Conta a história que Paul Newman era dono de uma Volvo 740 equipada com o motor V6 biturbo do Buick GNX. Dá para dizer que a perua 740, lançada em 1984 e produzida até 1992, já era um sleeper por excelência, especialmente na versão Turbo, que era equipada com um motor de dois litros sobrealimentado capaz de entregar 160 cv. Ok, 160 cv não são muita coisa hoje, mas para uma perua dos anos 1980 era uma bela potência. É claro que, com o motor do Buick GNX – uma verdadeira usina de força para a época, com 276 cv (declarados, pois a potência real era bem mais próxima dos 300 cv), as coisas ficavam bem mais interessantes.
De acordo com o site/fórum , dedicado inteiramente aos automóveis suecos, a Volvo 740 de Newman era um carro muito rápido, mas não muito bem acertado, sendo bastante difícil de domar nas curvas. Conta-se que era assim que Newman gostava de seus carros. Seu carro mais conhecido, por exemplo, era um Fusca com motor V8 sobre o qual falaremos em outra ocasião (se os leitores assim quiserem, claro) e transmissão ZF igual à do Ford GT40.
Segundo um dos usuários do fórum, trata-se do exemplar das fotos acima, que aparece à venda de tempos em tempos.

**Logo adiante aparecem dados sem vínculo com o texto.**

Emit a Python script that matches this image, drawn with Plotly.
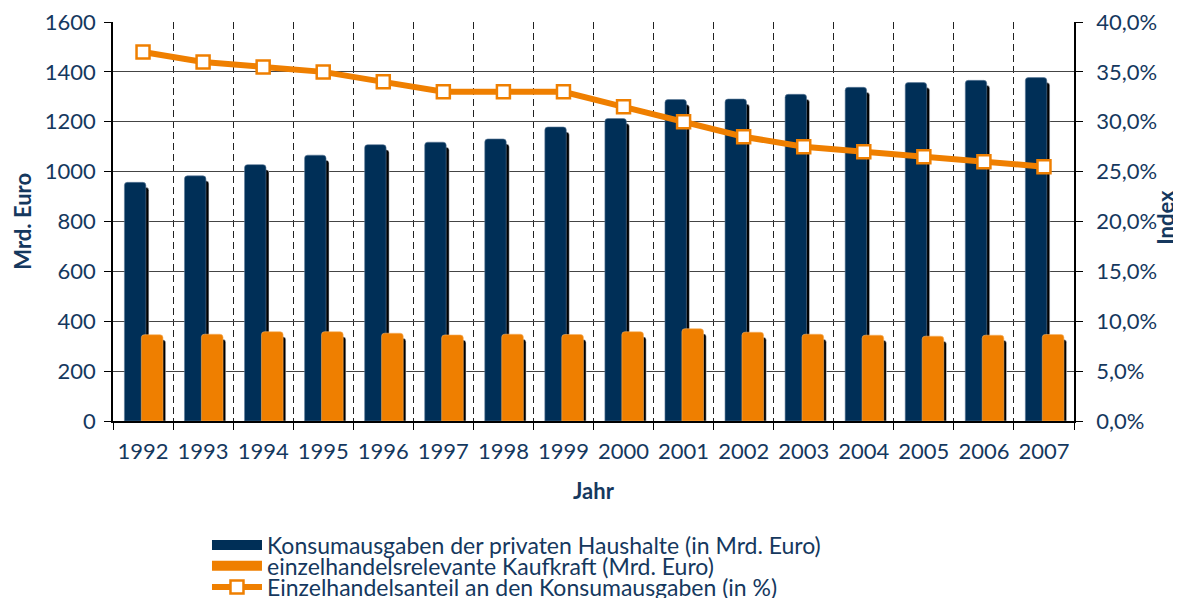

Só que esta nem é a perua Volvo mais famosa de Newman. Depois da 740, o ator decidiu realizar um upgrade e descolou uma Volvo 960 com um motor V8 Ford Racing de cinco litros equipado com um compressor mecânico. Newman pode não ter realizado o swap com as próprias mãos, mas deu coordenadas para o projeto, que foi executado por uma empresa chamada Converse Engineering – que, aparentemente, não existe mais. No entanto, ainda de acordo com o Swedespeed, a empresa já tinha certa reputação exatamente por causa de suas peruas Volvo com motor V8.

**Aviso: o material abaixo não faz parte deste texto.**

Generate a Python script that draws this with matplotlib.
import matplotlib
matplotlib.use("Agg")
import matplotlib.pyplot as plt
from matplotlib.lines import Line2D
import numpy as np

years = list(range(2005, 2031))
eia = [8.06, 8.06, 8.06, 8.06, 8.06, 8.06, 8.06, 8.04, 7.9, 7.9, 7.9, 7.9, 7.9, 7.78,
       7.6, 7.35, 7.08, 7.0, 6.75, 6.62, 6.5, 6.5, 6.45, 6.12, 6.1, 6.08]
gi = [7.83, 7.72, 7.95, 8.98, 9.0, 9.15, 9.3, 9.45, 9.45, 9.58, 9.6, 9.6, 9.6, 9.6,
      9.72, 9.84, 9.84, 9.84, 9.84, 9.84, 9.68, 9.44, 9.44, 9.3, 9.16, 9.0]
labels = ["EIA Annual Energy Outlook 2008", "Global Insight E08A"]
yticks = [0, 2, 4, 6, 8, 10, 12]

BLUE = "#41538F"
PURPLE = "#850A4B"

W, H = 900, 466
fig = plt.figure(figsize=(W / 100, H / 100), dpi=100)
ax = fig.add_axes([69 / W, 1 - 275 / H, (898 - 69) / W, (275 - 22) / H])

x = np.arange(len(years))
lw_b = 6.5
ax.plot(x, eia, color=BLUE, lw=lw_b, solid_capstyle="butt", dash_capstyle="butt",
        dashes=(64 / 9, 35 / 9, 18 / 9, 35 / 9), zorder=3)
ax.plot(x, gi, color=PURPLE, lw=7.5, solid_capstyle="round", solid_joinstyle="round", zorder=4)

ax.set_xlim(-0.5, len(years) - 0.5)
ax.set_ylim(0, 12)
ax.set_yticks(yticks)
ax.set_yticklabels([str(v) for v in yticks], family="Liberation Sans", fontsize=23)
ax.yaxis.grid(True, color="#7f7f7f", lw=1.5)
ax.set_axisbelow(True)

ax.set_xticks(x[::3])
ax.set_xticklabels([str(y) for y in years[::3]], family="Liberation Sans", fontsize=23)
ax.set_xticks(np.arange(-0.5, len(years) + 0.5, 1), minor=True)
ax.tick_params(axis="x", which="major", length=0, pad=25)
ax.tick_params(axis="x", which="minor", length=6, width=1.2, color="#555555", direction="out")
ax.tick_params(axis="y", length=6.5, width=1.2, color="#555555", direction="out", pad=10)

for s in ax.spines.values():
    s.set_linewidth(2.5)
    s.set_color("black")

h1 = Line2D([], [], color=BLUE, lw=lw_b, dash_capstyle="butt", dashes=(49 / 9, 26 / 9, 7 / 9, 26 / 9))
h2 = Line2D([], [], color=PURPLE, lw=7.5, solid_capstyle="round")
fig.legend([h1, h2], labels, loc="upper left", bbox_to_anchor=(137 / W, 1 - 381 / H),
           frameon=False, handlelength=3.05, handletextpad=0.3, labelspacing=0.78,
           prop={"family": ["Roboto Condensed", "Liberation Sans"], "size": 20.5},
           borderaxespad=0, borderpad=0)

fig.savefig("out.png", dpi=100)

Newman topou com o nome de Ross Converse, o dono da Converse Engineering, nas páginas de uma edição da revista Autocar. Converse foi até a casa da Newman em Connecticut e mostrou a ele dois carros com motor V8 Ford para que ele tivesse uma ideia de onde estava se metendo.
Newman foi conquistado, e até comprou uma Volvo 960 zero-quilômetro para o projeto. O motor também seria um crate engine novinho em folha, sobrealimentado por um supercharger Kenne Bell. O apresentador David Letterman, famoso por comandar o talk show Late Night with David Letterman por 11 anos e amigo de Paul Newman, disse que ator estava tão empolgado com o negócio que chegou a telefonar só para perguntar se ele também queria uma. Em uma entrevista no Daily Show com Jon Stewart, Letterman deu detalhes de como rolou a história.
Paul Newman me ligou e disse, “Dave, estou pensando em comprar uma perua Volvo, e vou colocar um motor V8 Ford 302 nela. O motor é do tamanho de um piano pequeno, e por isso vamos ter que empurrar a parede corta-fogo para caber. Você quer uma?”
Segundo Letterman, Newman parecia tão animado que foi difícil recusar. Então, pouco tempo depois, o apresentador recebeu um telefonema de Newman, dizendo que os carros estavam quase prontos. Só faltava saber como seria o interior e se Letterman queria um supercharger em sua perua. Newman dizia que o motor chegaria mais ou menos 400 cv com o supercharger.
A perua de Newman era cinza, enquanto Letterman ficou com um carro na cor vinho metálico. Houve, ainda uma terceira encomenda: um carro azul, encomendado por um cara chamado Ian Warburg, conhecido de Newman.
Os três, apesar das cores distintas, eram exatamente iguais mecanicamente. No fim das contas, a potência dos carros ficou em 385 cv, com torque de 55,3 mkgf. A transmissão era manual de cinco marchas, original do Ford Mustang de quarta geração, e a tração era traseira. Os carros usavam a suspensão dianteira da Volvo 740, mais baixa e firme, e tinham rodas Borbet Type F, de cinco raios e 16 polegadas.
Não se sabe direito que fim levou a perua de Newman. Acredita-se que ele tenha ficado com ela até sua morte, em 2008. Um post de 2013 no site dá destaque a uma Volvo 960 cinza anunciada em 2013 no eBay. O anúncio já não existe mais, mas dizia que era a perua de Newman e pedia nada modestos US$ 95.000 por ela.
Consta que Paul Newman encomendou, ainda, outra perua Volvo com motor V8 – desta vez, vindo de um Chevrolet Corvette, o que rendeu ao carro o apelido de “Volvette”. No entanto, o carro só ficou pronto quando o ator já estava muito doente e sequer pôde sentar-se ao volante.